> [Instructions for the task] It is required that the lines from the top of the listing through the line with "from matplotlib.patches import Rectangle" be reproduced exactly, excluding pictures.

> [Given information]
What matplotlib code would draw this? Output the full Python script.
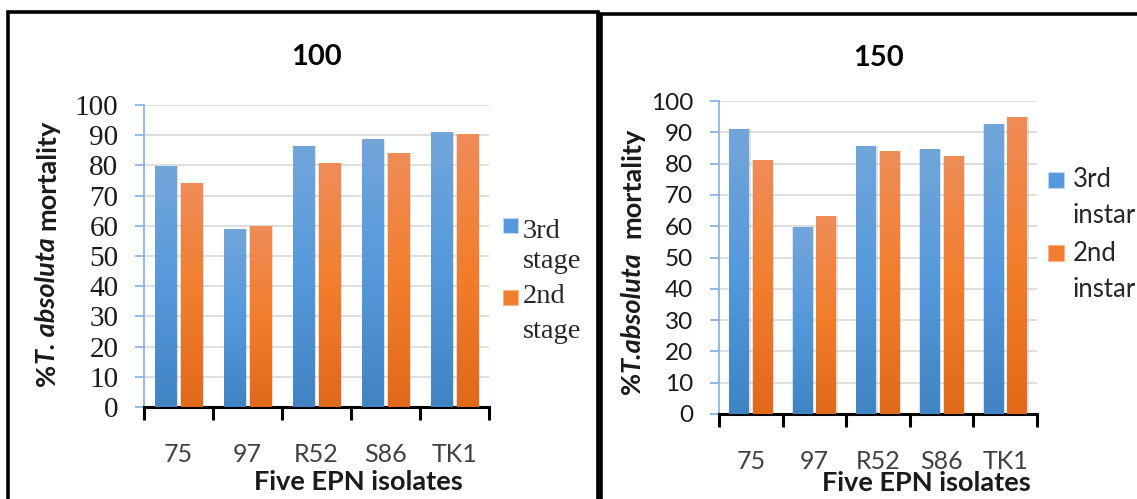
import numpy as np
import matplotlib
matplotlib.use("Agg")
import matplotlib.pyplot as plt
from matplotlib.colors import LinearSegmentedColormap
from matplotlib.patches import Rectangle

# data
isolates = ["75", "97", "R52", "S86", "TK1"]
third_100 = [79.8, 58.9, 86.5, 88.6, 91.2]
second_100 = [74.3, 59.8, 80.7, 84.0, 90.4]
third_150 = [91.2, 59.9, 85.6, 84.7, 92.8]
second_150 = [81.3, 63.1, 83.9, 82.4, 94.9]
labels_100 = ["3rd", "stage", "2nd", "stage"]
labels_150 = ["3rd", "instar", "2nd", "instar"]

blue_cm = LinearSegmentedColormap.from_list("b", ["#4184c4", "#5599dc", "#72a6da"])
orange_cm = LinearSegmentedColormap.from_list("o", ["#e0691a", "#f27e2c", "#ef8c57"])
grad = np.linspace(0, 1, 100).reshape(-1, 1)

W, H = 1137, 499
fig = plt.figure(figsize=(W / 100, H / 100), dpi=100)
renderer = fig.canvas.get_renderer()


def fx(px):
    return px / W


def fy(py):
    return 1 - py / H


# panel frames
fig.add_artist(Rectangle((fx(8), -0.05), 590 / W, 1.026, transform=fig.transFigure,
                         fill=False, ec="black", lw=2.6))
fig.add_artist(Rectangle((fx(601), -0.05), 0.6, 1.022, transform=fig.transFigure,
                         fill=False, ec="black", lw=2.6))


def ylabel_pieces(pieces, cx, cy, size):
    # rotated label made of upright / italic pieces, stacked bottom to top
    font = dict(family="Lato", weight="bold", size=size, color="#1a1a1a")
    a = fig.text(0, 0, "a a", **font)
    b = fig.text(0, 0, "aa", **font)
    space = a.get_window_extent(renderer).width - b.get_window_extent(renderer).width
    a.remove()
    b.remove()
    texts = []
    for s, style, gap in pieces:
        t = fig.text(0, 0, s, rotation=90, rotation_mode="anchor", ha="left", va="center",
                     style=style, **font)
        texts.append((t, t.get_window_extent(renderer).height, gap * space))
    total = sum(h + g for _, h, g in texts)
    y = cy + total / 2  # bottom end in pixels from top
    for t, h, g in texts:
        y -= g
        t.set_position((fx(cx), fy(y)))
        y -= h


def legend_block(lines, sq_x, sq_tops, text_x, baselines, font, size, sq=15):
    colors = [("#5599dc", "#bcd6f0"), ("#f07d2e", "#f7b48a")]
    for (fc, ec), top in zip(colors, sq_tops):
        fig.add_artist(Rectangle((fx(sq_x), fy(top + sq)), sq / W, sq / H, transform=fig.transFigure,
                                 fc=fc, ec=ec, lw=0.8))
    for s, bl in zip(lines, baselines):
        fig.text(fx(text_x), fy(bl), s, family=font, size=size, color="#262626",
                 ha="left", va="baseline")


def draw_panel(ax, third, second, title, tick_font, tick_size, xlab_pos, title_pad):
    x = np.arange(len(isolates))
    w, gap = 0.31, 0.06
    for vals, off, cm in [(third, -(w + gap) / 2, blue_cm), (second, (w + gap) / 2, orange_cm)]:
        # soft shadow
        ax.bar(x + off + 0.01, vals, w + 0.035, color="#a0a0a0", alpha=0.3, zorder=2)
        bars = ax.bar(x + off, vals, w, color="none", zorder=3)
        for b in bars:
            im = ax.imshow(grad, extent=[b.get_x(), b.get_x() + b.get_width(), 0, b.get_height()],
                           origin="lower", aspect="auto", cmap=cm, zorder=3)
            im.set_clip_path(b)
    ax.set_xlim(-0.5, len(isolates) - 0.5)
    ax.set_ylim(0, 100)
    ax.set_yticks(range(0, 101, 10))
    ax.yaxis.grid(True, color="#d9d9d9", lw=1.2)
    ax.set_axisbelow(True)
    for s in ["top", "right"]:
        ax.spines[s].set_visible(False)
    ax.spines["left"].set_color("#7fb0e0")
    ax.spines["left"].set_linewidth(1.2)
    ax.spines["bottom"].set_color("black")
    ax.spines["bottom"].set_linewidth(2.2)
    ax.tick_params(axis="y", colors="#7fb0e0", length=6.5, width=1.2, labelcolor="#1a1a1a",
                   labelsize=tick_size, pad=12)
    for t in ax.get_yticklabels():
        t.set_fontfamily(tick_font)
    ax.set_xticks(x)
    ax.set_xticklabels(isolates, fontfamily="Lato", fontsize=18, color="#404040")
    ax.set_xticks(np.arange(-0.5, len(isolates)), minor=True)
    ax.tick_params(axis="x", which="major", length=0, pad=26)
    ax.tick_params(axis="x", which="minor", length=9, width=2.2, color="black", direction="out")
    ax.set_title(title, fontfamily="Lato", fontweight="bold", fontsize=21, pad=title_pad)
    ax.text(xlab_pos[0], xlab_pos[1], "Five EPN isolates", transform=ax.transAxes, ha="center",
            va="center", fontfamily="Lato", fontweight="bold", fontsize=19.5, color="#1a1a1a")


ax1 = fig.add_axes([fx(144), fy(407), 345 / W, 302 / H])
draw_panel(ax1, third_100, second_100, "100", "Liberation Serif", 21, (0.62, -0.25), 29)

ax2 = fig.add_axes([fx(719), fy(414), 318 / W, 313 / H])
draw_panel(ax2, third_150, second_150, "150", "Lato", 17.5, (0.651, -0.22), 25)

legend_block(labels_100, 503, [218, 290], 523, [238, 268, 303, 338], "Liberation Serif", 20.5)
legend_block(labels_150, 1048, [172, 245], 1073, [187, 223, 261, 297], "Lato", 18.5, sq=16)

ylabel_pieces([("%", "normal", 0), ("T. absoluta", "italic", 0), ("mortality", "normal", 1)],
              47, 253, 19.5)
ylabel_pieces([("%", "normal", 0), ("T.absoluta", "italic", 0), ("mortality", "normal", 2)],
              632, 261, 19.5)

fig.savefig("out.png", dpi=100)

> [The result]
What matplotlib code would draw this? Output the full Python script.
import numpy as np
import matplotlib
matplotlib.use("Agg")
import matplotlib.pyplot as plt
from matplotlib.colors import LinearSegmentedColormap
from matplotlib.patches import Rectangle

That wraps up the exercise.